The summer hit movie Inception explored the idea of controlling one’s dreams. Although that featured collapsing cities and struggles in zero gravity, the concept of guiding your own dreams isn’t so outlandish. “Lucid dreaming” can allow you to fly, conquer nightmares, and solve real-life problems.

Here’s how to take control of your nighttime visions:

Keep a dream journal. The first step to controlling dreams is remembering them. Keep a journal close to your bed, and write down any dream you have as soon as you wake up (or keep a digital voice recorder handy). Look for recurring themes—people, situations, etc. This trains your brain to become more aware of dream activity.

Do a “dream check.” Throughout the day, pause and ask yourself, “Am I dreaming?” This trains your mind to start asking the same question while you’re asleep.

Nap. Some studies suggest the best time to attempt a lucid dream is during a nap taken a few hours after getting up in the morning. If you wake up during a dream, stay quiet and try to return to the dream as you drift off again.

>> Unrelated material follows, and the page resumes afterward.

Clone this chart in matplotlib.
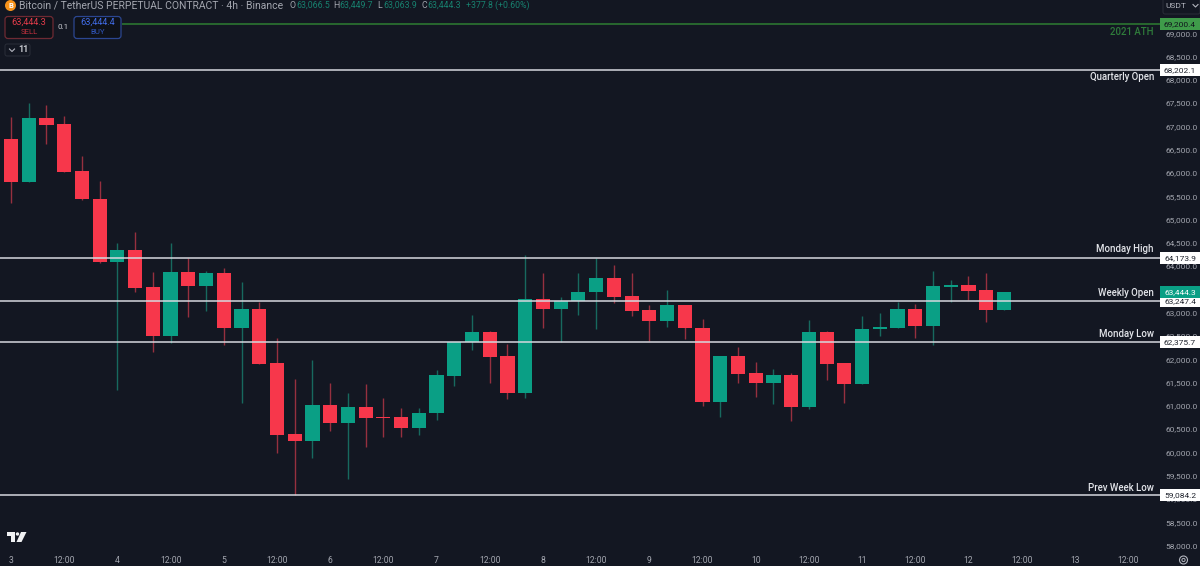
import matplotlib
matplotlib.use('Agg')
import matplotlib.pyplot as plt
from matplotlib.patches import Rectangle, FancyBboxPatch, Circle, Polygon
from matplotlib.ticker import MultipleLocator, FuncFormatter

plt.rcParams['font.family'] = ['Roboto', 'DejaVu Sans']

opens = [66723, 65812, 67187, 67045, 66042, 65441, 64094, 64345, 63551, 62505,
         63873, 63579, 63852, 62677, 63072, 61925, 60394, 60250, 61023, 60636,
         60967, 60765, 60752, 60529, 60838, 61646, 62370, 62591, 62069, 61281,
         63287, 63078, 63244, 63437, 63738, 63358, 63050, 62821, 63164, 62677,
         61081, 62069, 61697, 61489, 61654, 60980, 62591, 61912, 61467, 62642,
         62677, 63078, 62713, 63551, 63594, 63480, 63066.5]
highs = [67202, 67503, 67460, 67224, 66364, 65828, 64502, 64739, 63879, 64496,
         64174, 63901, 63959, 63665, 63235, 62455, 61575, 61983, 61495, 61274,
         61467, 61167, 60952, 60958, 61768, 62370, 62943, 62600, 62327, 64245,
         63858, 63330, 63858, 64174, 64023, 63845, 63158, 63486, 63170, 62870,
         62069, 62256, 61946, 61783, 61710, 62842, 62600, 61920, 62928, 62999,
         63235, 63186, 63901, 63701, 63787, 63845, 63449.7]
lows = [65355, 65812, 66622, 66021, 65420, 64066, 61339, 63443, 62161, 62348,
        62906, 63042, 62305, 61066, 61890, 59985, 59084, 59885, 60465, 59434,
        60121, 60336, 60336, 60372, 60694, 61424, 62198, 61495, 61152, 61173,
        62670, 62370, 62943, 62655, 63214, 62928, 62385, 62698, 62440, 60995,
        60752, 61495, 61182, 61038, 60666, 60924, 61553, 61066, 61467, 62505,
        62677, 62449, 62305, 63235, 63265, 62793, 63063.9]
closes = [65812, 67187, 67030, 66021, 65441, 64094, 64345, 63536, 62505, 63873,
          63579, 63852, 62677, 63072, 61904, 60379, 60250, 61023, 60636, 60967,
          60744, 60737, 60529, 60851, 61667, 62370, 62591, 62047, 61281, 63287,
          63078, 63244, 63450, 63738, 63336, 63035, 62821, 63164, 62670, 61081,
          62069, 61682, 61489, 61654, 60980, 62591, 61897, 61467, 62649, 62692,
          63078, 62713, 63566, 63594, 63465, 63050, 63444.3]

level_prices = [68202.1, 64173.9, 63247.4, 62375.7, 59084.2]
level_names = ['Quarterly Open', 'Monday High', 'Weekly Open', 'Monday Low', 'Prev Week Low']
level_offsets = [-7, 9, 8, 8, 7]
ath_price = 69200.4
last_price = 63444.3

x_ticks = [0, 3, 6, 9, 12, 15, 18, 21, 24, 27, 30, 33, 36, 39, 42, 45, 48, 51, 54, 57, 60, 63]
x_labels = ['3', '12:00', '4', '12:00', '5', '12:00', '6', '12:00', '7', '12:00', '8', '12:00',
            '9', '12:00', '10', '12:00', '11', '12:00', '12', '12:00', '13', '12:00']

BG = '#131722'
RED = '#f7374b'
GREEN = '#0a9f85'
RED_WICK = '#96303f'
GREEN_WICK = '#17695f'
GREY = '#a3a6af'
LINE = '#d6d8de'

fig = plt.figure(figsize=(12, 5.66), dpi=100, facecolor=BG)
ax = fig.add_axes([0, 18 / 566, 1160 / 1200, 548 / 566], facecolor=BG)
ax.set_xlim(-0.62, 64.8)
ax.set_ylim(57945, 69715)

for i in range(len(opens)):
    up = closes[i] >= opens[i]
    ax.vlines(i, lows[i], highs[i], color=GREEN_WICK if up else RED_WICK, lw=1.0, zorder=2)
    ax.bar(i, abs(closes[i] - opens[i]), bottom=min(opens[i], closes[i]), width=0.8,
           color=GREEN if up else RED, lw=0, zorder=3)

ax.axhline(ath_price, color='#2e7d32', lw=1.1, zorder=4)
for p in level_prices:
    ax.axhline(p, color=LINE, lw=1.1, zorder=4)

for s in ax.spines.values():
    s.set_visible(False)
ax.yaxis.tick_right()
ax.yaxis.set_major_locator(MultipleLocator(500))
ax.yaxis.set_major_formatter(FuncFormatter(lambda v, pos: f'{v:,.1f}'))
ax.set_xticks(x_ticks)
ax.set_xticklabels(x_labels)
ax.tick_params(axis='y', length=0, pad=3.6, labelsize=6.0, labelcolor=GREY)
ax.tick_params(axis='x', length=0, pad=5.8, labelsize=6.2, labelcolor=GREY)

trans = ax.get_yaxis_transform()
box_w = 40 / 1160
box_h = 260


def price_box(price, text, face, color):
    ax.add_patch(Rectangle((1, price - box_h / 2), box_w, box_h, transform=trans,
                           facecolor=face, lw=0, clip_on=False, zorder=6))
    ax.text(1 + 20 / 1160, price, text, transform=trans, ha='center', va='center',
            fontsize=6.0, color=color, clip_on=False, zorder=7)


def level_text(price, text, off, color):
    ax.annotate(text, (1154 / 1160, price), xycoords=trans, xytext=(0, off * 0.72),
                textcoords='offset points', ha='right', va='center', fontsize=6.9,
                fontweight='medium', color=color, zorder=7)


price_box(ath_price, '69,200.4', '#3f9b4a', '#10141c')
level_text(ath_price, '2021 ATH', -8, '#2f7d3b')
for p, name, off in zip(level_prices, level_names, level_offsets):
    price_box(p, f'{p:,.1f}', '#ffffff', '#20242e')
    level_text(p, name, off, '#e3e5ea')
price_box(last_price, f'{last_price:,.1f}', GREEN, '#ffffff')

# header and widgets, drawn in pixel coordinates
ui = fig.add_axes([0, 0, 1, 1], facecolor='none', zorder=5)
ui.set_xlim(0, 1200)
ui.set_ylim(566, 0)
ui.axis('off')

ui.add_patch(Circle((10.5, 5.5), 5.5, facecolor='#f7931a', lw=0))
ui.text(10.5, 5.5, 'B', color='white', fontsize=5.5, fontweight='bold', ha='center', va='center')
ui.text(19, 5.5, 'Bitcoin / TetherUS PERPETUAL CONTRACT · 4h · Binance', color=GREY,
        fontsize=7.5, va='center')
for x, letter, value in [(290, 'O', '63,066.5'), (333, 'H', '63,449.7'),
                         (377, 'L', '63,063.9'), (421, 'C', '63,444.3')]:
    ui.text(x, 5.5, letter, color=GREY, fontsize=6.3, va='center')
    ui.text(x + 6.5, 5.5, value, color='#17806e', fontsize=6.3, va='center')
ui.text(466, 5.5, '+377.8 (+0.60%)', color='#17806e', fontsize=6.3, va='center')

# the ATH line starts after the order buttons
ui.add_patch(Rectangle((0, 17), 122, 21, facecolor=BG, lw=0))
ui.add_patch(FancyBboxPatch((5, 16.5), 48, 22, boxstyle='round,pad=0,rounding_size=3',
                            facecolor='#0e1118', edgecolor='#6e2a33', lw=0.9))
ui.text(29, 22.5, '63,444.3', color='#e23c4a', fontsize=6.6, ha='center', va='center')
ui.text(29, 32, 'SELL', color='#c2303d', fontsize=5.6, ha='center', va='center')
ui.text(63, 27, '0.1', color='#c8cad0', fontsize=5.8, ha='center', va='center')
ui.add_patch(FancyBboxPatch((74, 16.5), 47, 22, boxstyle='round,pad=0,rounding_size=3',
                            facecolor='#0e1118', edgecolor='#2b4690', lw=0.9))
ui.text(98, 22.5, '63,444.4', color='#416ce6', fontsize=6.6, ha='center', va='center')
ui.text(98, 32, 'BUY', color='#3056bd', fontsize=5.6, ha='center', va='center')

ui.add_patch(FancyBboxPatch((5, 44), 25, 12, boxstyle='round,pad=0,rounding_size=2',
                            facecolor='#131722', edgecolor='#2a2e39', lw=0.7))
ui.plot([9.5, 12, 14.5], [49, 51.5, 49], color='#b2b5be', lw=0.8)
ui.text(18, 50, '11', color='#c8cad0', fontsize=6.4, fontweight='bold', va='center')

ui.add_patch(FancyBboxPatch((1163, -3), 37, 17, boxstyle='round,pad=0,rounding_size=2',
                            facecolor='#131722', edgecolor='#2a2e39', lw=0.7))
ui.text(1165, 5.5, 'USDT', color='#b2b5be', fontsize=6, va='center')
ui.plot([1193, 1195.5, 1198], [4.5, 7, 4.5], color='#b2b5be', lw=0.8)

# TradingView mark
ui.add_patch(Polygon([(6.5, 532), (15, 532), (15, 542), (11, 542), (11, 536), (6.5, 536)], facecolor='#f0f1f3', lw=0))
ui.add_patch(Circle((17.5, 534), 1.7, facecolor='#f0f1f3', lw=0))
ui.add_patch(Polygon([(21, 532), (26.5, 532), (21.5, 542), (16.5, 542)], facecolor='#f0f1f3', lw=0))

# settings icon
ui.add_patch(Circle((1183.5, 560), 4, facecolor='none', edgecolor='#b2b5be', lw=0.8))
ui.add_patch(Circle((1183.5, 560), 1.6, facecolor='none', edgecolor='#b2b5be', lw=0.7))

fig.savefig('out.png', dpi=100, facecolor=BG)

Perform a reality check. After some practice, you’ll start being aware of the fact that you’re in a dream. To confirm this, try some experiments: Look at a clock, turn away, then look again. In dreams, the time will change. Or look at yourself in a mirror; in a dream, the image you see will be distorted or blurry.

Take off! Once you’re aware that you’re dreaming, try taking charge of the environment. Jump up and down to see if you can fly, for example. If you’re having a nightmare, confront the danger instead of running away; this can reduce the fear you feel when you wake up.